§ What is expected:
Give back exactly the lines from the one with "Convert this chart to Bokeh code." through the one with "from bokeh.core.properties import value", inclusive, without the images.

§ Supplied entries:

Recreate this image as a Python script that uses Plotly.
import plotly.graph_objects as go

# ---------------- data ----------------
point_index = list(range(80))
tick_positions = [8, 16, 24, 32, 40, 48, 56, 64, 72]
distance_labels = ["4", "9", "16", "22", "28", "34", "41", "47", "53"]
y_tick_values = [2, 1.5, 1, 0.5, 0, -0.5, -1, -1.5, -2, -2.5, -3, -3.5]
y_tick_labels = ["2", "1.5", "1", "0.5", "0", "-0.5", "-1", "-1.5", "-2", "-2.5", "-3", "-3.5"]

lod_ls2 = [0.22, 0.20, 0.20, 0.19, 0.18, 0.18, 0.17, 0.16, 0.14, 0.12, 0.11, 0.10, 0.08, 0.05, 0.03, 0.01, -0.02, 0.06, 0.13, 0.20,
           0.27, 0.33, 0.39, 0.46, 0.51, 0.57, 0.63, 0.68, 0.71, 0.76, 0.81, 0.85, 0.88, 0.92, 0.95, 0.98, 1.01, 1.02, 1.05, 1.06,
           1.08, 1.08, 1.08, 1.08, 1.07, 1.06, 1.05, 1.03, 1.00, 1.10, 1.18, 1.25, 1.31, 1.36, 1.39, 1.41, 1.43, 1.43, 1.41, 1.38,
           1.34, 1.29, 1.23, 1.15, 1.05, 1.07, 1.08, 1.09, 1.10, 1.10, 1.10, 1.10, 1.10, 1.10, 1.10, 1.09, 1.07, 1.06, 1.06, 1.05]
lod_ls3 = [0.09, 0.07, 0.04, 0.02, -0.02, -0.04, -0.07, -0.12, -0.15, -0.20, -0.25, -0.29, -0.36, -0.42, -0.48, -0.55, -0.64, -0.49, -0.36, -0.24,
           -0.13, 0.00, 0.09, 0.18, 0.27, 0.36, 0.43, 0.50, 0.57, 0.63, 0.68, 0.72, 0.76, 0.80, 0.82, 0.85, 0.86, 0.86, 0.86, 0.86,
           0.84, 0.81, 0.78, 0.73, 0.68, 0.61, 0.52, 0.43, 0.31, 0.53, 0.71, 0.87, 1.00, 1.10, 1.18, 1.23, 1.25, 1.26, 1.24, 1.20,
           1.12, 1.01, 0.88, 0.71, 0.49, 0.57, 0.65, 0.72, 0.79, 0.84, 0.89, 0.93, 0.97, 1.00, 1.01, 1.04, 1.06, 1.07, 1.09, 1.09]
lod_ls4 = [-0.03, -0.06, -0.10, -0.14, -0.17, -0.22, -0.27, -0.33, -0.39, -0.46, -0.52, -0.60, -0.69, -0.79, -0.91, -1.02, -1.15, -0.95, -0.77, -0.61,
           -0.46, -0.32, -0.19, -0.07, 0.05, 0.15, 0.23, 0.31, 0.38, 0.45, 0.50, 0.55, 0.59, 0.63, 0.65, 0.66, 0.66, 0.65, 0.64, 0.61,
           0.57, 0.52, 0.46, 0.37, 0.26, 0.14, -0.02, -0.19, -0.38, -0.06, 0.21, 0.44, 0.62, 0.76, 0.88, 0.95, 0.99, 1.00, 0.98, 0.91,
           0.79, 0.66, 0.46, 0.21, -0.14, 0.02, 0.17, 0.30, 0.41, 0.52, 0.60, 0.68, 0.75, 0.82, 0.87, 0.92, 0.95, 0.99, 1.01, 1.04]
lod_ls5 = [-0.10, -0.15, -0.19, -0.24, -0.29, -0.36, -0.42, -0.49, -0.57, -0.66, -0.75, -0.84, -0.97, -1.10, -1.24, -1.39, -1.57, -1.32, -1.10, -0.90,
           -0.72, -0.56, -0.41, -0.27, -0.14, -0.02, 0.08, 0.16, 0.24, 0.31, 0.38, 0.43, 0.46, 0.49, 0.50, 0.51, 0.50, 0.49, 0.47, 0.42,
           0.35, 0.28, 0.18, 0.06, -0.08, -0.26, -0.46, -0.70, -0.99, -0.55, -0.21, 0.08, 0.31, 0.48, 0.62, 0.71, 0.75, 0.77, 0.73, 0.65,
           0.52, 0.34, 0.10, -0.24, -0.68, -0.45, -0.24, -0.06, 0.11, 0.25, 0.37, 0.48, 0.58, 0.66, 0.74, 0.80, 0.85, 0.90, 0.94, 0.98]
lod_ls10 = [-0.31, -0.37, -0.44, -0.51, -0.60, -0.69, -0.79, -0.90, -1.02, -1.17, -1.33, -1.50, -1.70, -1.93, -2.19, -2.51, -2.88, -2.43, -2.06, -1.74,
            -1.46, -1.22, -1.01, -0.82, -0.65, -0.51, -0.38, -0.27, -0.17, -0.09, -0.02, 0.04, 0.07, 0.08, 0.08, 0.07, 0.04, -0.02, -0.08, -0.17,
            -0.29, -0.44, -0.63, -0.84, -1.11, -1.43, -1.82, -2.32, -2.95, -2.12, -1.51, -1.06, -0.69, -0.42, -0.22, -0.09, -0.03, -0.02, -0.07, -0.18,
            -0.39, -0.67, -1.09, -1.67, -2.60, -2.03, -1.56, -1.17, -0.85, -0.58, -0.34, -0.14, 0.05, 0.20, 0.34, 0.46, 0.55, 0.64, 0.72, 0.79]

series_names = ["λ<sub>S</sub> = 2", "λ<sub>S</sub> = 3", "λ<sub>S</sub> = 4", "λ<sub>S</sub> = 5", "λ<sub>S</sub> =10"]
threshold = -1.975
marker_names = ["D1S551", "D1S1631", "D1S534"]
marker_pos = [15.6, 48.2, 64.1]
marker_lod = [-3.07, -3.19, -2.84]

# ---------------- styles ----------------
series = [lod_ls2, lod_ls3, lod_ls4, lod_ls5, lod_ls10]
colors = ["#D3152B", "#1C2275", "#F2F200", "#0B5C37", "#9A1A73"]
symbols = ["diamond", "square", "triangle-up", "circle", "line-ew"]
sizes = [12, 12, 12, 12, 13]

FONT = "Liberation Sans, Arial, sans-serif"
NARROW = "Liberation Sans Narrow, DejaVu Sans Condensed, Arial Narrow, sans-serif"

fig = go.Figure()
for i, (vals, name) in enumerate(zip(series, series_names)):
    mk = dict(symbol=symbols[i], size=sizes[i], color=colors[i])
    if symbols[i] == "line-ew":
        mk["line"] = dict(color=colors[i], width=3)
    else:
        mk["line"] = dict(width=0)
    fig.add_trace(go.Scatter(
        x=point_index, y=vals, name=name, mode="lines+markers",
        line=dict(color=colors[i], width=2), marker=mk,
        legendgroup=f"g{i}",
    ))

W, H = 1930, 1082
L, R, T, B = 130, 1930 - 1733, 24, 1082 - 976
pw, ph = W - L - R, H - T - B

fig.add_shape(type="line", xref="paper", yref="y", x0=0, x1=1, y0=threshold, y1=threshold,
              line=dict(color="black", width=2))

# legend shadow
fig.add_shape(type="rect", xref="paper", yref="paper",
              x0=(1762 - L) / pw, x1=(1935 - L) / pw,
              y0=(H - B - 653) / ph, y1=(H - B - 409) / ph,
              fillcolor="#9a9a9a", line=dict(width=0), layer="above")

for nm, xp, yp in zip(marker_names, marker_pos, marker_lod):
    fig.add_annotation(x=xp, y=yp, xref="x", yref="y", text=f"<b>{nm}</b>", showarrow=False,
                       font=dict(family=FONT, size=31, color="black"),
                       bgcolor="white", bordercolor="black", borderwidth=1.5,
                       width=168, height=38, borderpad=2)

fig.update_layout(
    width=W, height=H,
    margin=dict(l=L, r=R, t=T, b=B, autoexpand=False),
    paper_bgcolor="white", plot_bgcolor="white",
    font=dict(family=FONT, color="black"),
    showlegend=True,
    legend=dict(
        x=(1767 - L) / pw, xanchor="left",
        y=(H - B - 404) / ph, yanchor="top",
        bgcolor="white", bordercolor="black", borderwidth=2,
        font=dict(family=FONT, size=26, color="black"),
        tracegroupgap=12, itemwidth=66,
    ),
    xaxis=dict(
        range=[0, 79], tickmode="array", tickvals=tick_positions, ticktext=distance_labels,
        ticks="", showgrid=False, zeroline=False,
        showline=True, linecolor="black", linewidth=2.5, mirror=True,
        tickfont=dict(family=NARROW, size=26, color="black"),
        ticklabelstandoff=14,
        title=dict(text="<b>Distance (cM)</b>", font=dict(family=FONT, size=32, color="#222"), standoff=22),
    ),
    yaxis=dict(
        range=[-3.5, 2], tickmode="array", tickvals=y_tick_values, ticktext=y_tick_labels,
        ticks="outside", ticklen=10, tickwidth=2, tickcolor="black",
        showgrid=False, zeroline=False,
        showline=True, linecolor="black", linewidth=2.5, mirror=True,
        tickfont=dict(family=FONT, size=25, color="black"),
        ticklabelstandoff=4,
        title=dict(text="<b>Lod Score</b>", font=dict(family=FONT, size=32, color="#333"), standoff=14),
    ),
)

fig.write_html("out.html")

...

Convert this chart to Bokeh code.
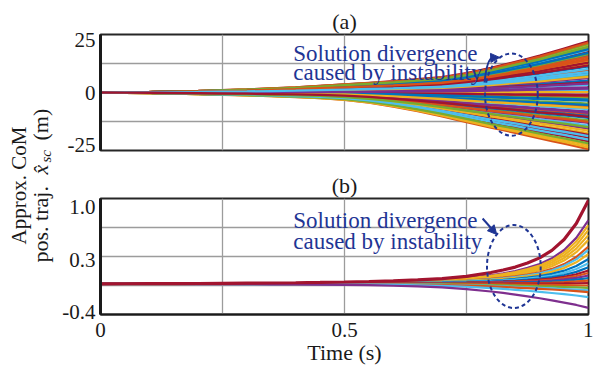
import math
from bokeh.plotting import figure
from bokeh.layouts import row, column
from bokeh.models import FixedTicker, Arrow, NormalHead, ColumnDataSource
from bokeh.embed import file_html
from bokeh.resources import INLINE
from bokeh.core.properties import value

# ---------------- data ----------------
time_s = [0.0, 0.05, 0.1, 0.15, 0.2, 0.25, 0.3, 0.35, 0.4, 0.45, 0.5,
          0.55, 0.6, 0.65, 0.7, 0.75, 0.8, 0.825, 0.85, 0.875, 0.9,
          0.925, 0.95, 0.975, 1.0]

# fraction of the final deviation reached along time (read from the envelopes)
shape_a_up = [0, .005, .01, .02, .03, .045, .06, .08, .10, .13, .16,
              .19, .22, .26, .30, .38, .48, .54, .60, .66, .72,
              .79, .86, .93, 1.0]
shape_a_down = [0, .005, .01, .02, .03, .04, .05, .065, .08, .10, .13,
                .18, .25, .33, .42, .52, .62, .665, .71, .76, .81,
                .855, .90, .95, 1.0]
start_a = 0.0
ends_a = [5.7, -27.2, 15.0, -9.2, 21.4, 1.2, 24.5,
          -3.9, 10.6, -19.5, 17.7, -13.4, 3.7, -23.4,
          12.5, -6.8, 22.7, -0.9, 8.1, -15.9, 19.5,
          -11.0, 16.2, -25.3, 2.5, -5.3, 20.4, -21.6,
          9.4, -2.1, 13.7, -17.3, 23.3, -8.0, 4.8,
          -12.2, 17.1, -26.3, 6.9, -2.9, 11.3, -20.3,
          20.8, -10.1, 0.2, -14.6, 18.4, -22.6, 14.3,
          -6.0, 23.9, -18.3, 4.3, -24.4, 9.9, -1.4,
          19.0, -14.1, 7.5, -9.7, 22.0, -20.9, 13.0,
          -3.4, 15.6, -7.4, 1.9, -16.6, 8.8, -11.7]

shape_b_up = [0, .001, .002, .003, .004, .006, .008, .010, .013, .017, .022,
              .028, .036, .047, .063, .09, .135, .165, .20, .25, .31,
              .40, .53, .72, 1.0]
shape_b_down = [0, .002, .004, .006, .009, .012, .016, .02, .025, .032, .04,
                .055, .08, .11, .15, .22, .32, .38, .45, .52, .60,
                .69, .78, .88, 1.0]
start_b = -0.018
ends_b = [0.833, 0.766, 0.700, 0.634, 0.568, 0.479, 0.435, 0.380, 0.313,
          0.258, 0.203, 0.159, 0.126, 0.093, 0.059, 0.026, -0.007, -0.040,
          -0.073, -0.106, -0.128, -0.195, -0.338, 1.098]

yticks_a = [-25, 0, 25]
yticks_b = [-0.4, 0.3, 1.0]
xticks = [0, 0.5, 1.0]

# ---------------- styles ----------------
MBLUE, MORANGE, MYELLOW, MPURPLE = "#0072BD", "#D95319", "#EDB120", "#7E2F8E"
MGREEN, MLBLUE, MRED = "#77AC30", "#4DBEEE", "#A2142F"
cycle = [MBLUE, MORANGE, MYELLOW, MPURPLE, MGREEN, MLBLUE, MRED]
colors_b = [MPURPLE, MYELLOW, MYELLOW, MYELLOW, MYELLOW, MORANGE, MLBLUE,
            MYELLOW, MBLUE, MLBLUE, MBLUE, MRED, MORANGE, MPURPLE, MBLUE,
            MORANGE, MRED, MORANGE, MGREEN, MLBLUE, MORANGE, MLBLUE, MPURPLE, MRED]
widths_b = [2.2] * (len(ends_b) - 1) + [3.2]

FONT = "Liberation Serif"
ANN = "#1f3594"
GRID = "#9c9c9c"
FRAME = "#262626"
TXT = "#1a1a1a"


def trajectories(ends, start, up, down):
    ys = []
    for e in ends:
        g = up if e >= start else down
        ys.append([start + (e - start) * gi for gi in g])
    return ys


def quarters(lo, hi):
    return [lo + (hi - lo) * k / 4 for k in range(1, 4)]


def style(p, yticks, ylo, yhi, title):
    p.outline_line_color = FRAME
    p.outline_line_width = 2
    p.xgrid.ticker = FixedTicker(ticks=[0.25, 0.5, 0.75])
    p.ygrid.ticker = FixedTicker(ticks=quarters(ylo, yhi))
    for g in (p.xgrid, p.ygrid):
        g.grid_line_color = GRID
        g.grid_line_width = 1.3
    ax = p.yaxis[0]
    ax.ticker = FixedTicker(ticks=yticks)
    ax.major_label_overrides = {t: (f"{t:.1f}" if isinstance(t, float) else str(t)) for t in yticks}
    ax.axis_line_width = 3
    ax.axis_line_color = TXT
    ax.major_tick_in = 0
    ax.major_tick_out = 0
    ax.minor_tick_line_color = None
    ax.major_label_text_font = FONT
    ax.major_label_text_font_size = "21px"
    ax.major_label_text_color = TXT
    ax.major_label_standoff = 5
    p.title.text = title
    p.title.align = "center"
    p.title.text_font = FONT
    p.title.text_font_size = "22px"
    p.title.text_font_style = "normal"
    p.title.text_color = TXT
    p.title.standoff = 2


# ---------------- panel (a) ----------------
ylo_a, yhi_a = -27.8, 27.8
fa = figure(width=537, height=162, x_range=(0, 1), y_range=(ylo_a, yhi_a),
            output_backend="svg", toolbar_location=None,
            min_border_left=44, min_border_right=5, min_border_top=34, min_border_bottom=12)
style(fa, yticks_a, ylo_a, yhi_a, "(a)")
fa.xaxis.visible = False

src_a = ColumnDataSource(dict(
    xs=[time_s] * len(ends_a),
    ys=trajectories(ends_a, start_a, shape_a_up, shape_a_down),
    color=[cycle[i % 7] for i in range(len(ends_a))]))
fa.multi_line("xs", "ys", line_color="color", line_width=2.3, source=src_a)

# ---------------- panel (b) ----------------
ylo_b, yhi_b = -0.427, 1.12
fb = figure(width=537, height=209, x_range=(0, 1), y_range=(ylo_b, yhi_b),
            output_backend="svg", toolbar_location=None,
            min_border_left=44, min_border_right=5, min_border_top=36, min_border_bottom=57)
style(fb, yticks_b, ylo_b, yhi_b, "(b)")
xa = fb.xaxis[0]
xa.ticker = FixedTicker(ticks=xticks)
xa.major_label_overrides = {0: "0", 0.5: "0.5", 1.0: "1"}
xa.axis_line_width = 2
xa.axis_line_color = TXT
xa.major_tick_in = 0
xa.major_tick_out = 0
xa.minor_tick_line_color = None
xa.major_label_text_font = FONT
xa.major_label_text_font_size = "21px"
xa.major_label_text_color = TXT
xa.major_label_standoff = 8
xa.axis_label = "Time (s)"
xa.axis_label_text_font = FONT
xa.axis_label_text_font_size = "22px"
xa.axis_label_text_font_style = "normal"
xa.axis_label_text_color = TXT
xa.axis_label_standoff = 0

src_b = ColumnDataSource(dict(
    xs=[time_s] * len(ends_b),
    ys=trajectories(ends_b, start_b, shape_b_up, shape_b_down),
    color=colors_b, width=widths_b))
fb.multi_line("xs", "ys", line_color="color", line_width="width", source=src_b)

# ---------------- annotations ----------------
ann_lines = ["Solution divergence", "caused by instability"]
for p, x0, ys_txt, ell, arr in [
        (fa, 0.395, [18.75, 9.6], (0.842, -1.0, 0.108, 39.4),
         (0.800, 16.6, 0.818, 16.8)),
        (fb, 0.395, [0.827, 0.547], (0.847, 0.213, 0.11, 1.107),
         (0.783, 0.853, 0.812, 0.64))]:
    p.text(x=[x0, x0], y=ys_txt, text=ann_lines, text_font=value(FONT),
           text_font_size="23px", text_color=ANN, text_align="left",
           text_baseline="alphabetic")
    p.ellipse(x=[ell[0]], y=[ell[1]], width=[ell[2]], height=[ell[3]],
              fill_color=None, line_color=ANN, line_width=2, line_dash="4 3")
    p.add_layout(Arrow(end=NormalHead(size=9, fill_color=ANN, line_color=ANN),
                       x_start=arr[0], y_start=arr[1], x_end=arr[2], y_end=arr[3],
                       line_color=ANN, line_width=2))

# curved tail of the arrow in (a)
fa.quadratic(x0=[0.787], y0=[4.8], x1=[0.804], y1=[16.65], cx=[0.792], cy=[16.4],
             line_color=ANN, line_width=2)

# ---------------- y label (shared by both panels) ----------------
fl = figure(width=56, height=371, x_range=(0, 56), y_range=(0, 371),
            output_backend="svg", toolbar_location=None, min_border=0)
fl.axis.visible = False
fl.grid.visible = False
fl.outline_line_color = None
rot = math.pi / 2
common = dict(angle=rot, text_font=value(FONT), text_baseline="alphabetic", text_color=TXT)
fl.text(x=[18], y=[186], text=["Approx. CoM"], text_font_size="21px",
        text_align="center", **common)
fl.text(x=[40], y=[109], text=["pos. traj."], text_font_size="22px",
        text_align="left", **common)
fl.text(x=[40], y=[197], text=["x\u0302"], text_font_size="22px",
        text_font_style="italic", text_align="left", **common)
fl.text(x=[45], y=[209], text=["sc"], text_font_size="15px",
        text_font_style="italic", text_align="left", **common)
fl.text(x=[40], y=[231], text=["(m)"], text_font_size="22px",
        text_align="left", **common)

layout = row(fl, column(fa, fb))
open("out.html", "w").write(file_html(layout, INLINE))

§ Written reply:
Convert this chart to Bokeh code.
import math
from bokeh.plotting import figure
from bokeh.layouts import row, column
from bokeh.models import FixedTicker, Arrow, NormalHead, ColumnDataSource
from bokeh.embed import file_html
from bokeh.resources import INLINE
from bokeh.core.properties import value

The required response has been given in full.